|Structured for ministry|
|Written by Kevin Ferguson|
|Thursday, 25 February 2016 09:08 AM America/New_York|
Owner’s pastorate, used book program help to offset costs
If someone would have told me in seminary I would be the owner of a Christian bookstore, I would have laughed. But God is the expert at directing our lives in such a way that my wife and I are humbled and awestruck.
My story of becoming a business owner is not one I could have orchestrated if I had tried. Despite my initial hesitancy, Willamette Valley Christian Supply opened its doors on April 3, 2014. After receiving over $216,000 in donations, the support of community pastors and churches, input from two previous owners of our store, advice from business mentors and the blessing of a very gifted wife, we were off and running.
But owning a Christian bookstore in today’s economy often doesn’t make sense, financially speaking. Online competition, low customer support for local brick-and-mortar stores and hard decisions every day can cause an owner to question such a venture—but I’m thankful for God’s leading. The divine appointments we have with customers daily remind me that our store is God’s business and ministry.
We see several ways God is using us. One of those is in supplying churches with resources to meet their ministry needs. Another is providing a place that has a Christ-centered atmosphere for our customers to enjoy.
Perhaps the most personal is when we get to pray or encourage an individual facing difficult circumstances. We pray that God will continue to use our small store in big ways. Oh yes, and in His amazing provision, He has allowed me to continue to fill the pulpit. With my salary from a part-time pastoral position at a small church—tentmaking in the biblical sense—we will be able to change our payroll structure, making our business more viable.
We also run a pre-owned book donation program. Customers donate the books, so as a thank you, we give 20 percent off any regularly priced item. The purpose of the program is to help offset labor costs, and we have been able to keep our current staff in this difficult economy.
Like many Christian retailers, the major reason we purchased the store was for the opportunity to minister in our community. Each day we look for God’s divine appointments with our customers, and in any given week, we meet individuals dealing with loss, grief, serious illness and economic challenges. We also get to participate in guests buying their first Bible, help with gifts for those getting baptized and share Christ with those who do not yet know Him. Our store has been often labeled a place of refuge where people can unwind from the world’s difficulties.
As my fellow Christian retailers are well aware, the challenge for us all is balancing the ministry with the business. We have been blessed with no start-up loans or debt, but like many others, we are facing economic challenges, so we have chosen to concentrate our efforts in three key areas:
1. Mission over money. This allows us to aid the guest in finding the right item without the pressure of just trying to make a sale. It means listening, asking questions and pursuing their true needs.

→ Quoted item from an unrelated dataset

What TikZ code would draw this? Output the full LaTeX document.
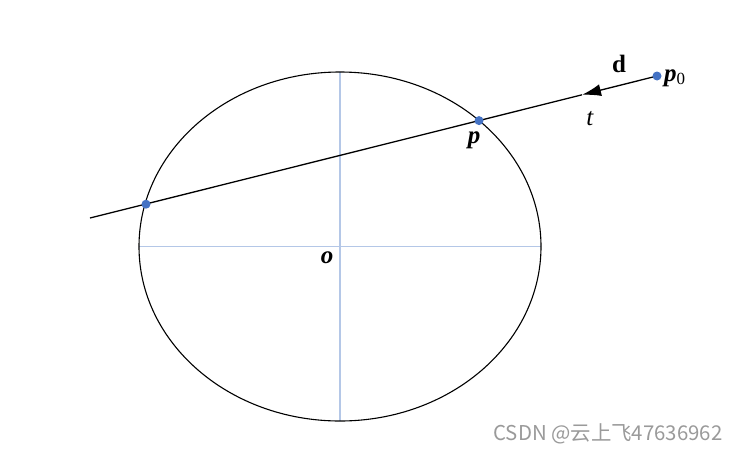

We also have made an ongoing effort to connect with local churches. Much of our business comes from filling orders for Bible studies, curriculum and church supplies. Our relationship with the churches is the bread and butter of the store. This requires our staff be in touch with churches in our region on a regular basis.
To help offset our store’s low traffic, taking the initiative to call for outside sales is critical rather than simply waiting for customers to come to us. I often will make a phone call and place an order.
2. Stewardship. We set personal and staff goals monthly. Creating sales goals motivates us to share with guests new products, store sales and special promotions.
3. Inventory structure. We purchase gifts, remainders, closeouts and bargain books. This helps us gain the maximum margin possible while giving the guest a sale price that truly competes. One practical tip I learned from my Christian retail work with Tree of Life is to keep the POS area stocked with multiple products priced at $4.97 for impulse buys. We also make it a priority to do product returns for credit with our major vendors. This allows our store to continue providing quality merchandise with an appropriate sales strategy.
I confess that we are a mom-and-pop store struggling to maintain sales, but we are making some changes early this year that we pray will benefit our business and our guests.
All in all, I’m deeply thankful that God knows what is best in our lives even when we feel inadequate. We’re in good company. Moses felt that way just before leading the people out of Egypt. May God be praised!
Kevin Ferguson and his wife, Krista, own Willamette Valley Christian Supply in Corvallis, Oregon.